Add trust signals where decisions happen
Trust should not live on one lonely testimonial section at the bottom of the homepage. Put proof near the claims it supports. If you say your work is fast, show timelines. If you say you serve a specific industry, show an example from that industry. If you say you are local, show the service area, address context, local photos, or recognizable projects.
- Reviews and testimonials with names, roles, or business context.
- Before-and-after examples or finished project screenshots.
- Certifications, licenses, guarantees, or years in business.
- Photos of real work, real staff, real vehicles, or real locations.
- Clear pricing guidance when the market expects it.
Make conversion paths simple
A professional website does not need five different CTAs fighting for attention. Pick the action that matters most and repeat it consistently. For service businesses, that usually means a short form, phone link, calendar, quote request, or direct email path.
Forms should ask for enough information to qualify the lead without making the visitor feel like they are doing paperwork. Name, email, phone, project type, and a short message are usually enough for a first conversation.
Do the technical basics right
The visual design matters, but service business websites also need a clean technical foundation. These are the things that quietly decide whether the site feels polished and whether search engines can understand it.
- Fast mobile loading and stable layout with no horizontal scrolling.
- Unique title tags and meta descriptions for every important page.
- One clear H1 per page and logical H2/H3 sections below it.
- Descriptive internal links between services, projects, and guides.
- Schema for the organization, website, breadcrumbs, services, and articles.
- Accessible buttons, readable contrast, and form labels that work on mobile.
Plan for local SEO without stuffing keywords
Local SEO works best when the site genuinely reflects the business. Mention the service area naturally, build helpful service pages, include local proof, and make contact information consistent. Do not turn every paragraph into a city-name list. That reads badly and rarely builds real trust.
Use this launch checklist
- Hero explains the service, audience, location, and next step.

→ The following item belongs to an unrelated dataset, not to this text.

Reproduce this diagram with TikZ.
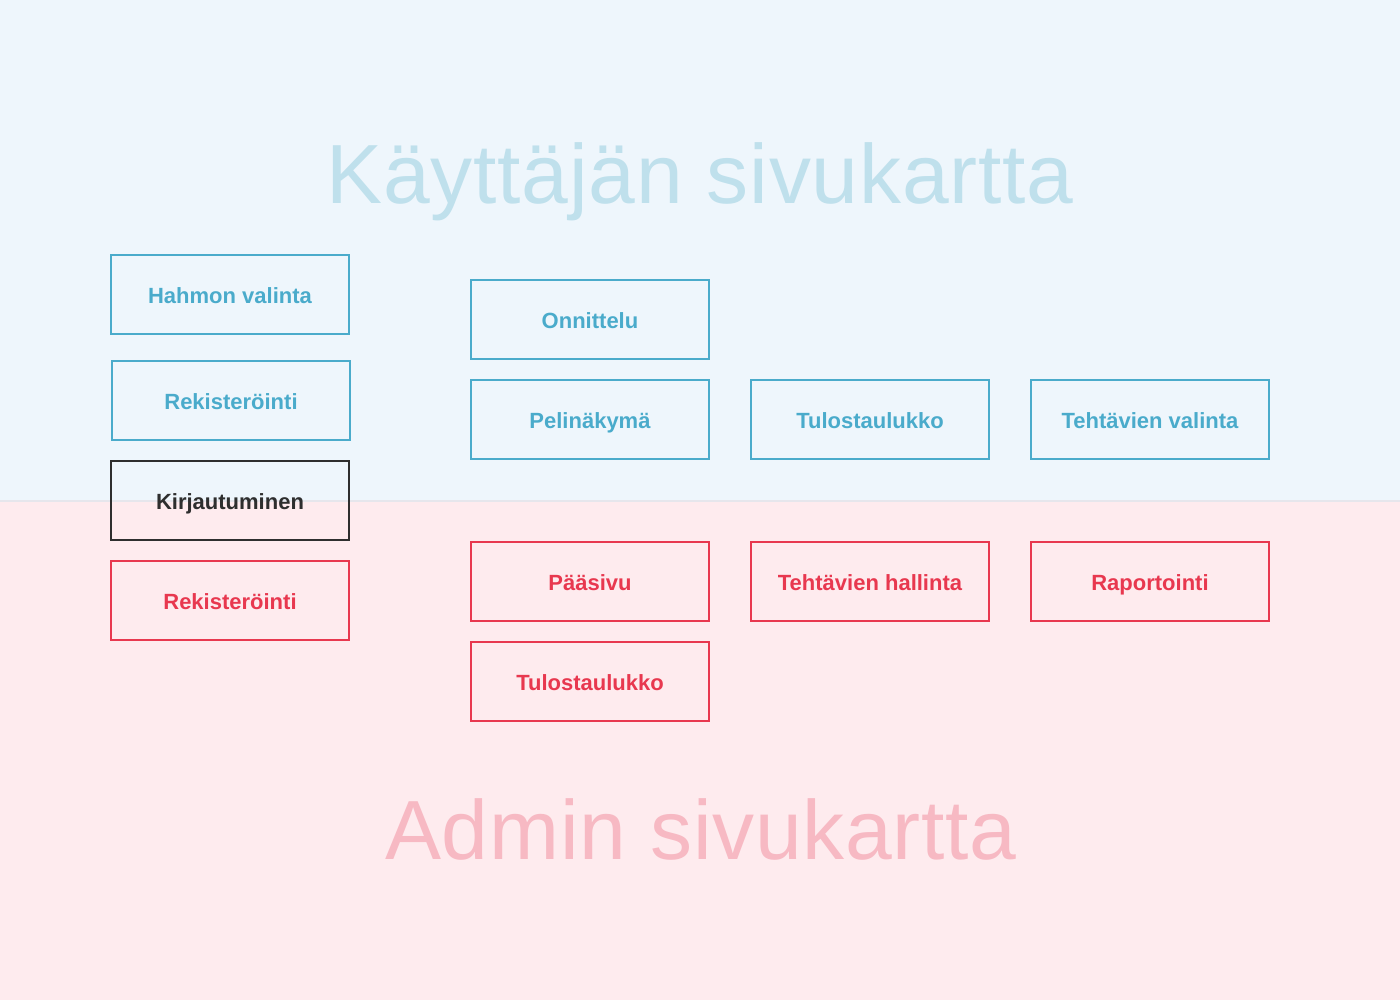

- Core services each have enough detail to stand alone.
- Homepage includes proof, process, FAQs, and contact options.
- Every important page has a unique title, description, and H1.
- Mobile view is tested for text fit, spacing, forms, and speed.
- Analytics, Search Console, sitemap, and robots.txt are configured.
- Contact forms are tested all the way through to the inbox or CRM.
Where Inversify Media fits
We build service business websites as working business assets, not digital brochures. That means strategy, design, SEO, speed, forms, and room to connect the site into custom software, AI automation, or a CRM when the business is ready. If you are comparing options, start with our guide to custom website cost or the breakdown of custom websites versus templates. If you want a fast self-check before planning a rebuild, run the free Website Scorecard first.
Frequently asked questions
What should a service business website include?
A clear offer, service pages, proof, process, local trust signals, fast mobile performance, simple contact paths, SEO basics, and tested forms.
How many pages does a service business website need?
Most need a homepage, about page, contact page, core service pages, project or proof pages, and supporting FAQ or guide content. Competitive services usually deserve their own pages.
What makes a service business website convert?
Clear positioning, strong proof, low-friction contact options, fast mobile performance, and page content that answers the buyer's questions before they call or submit a form.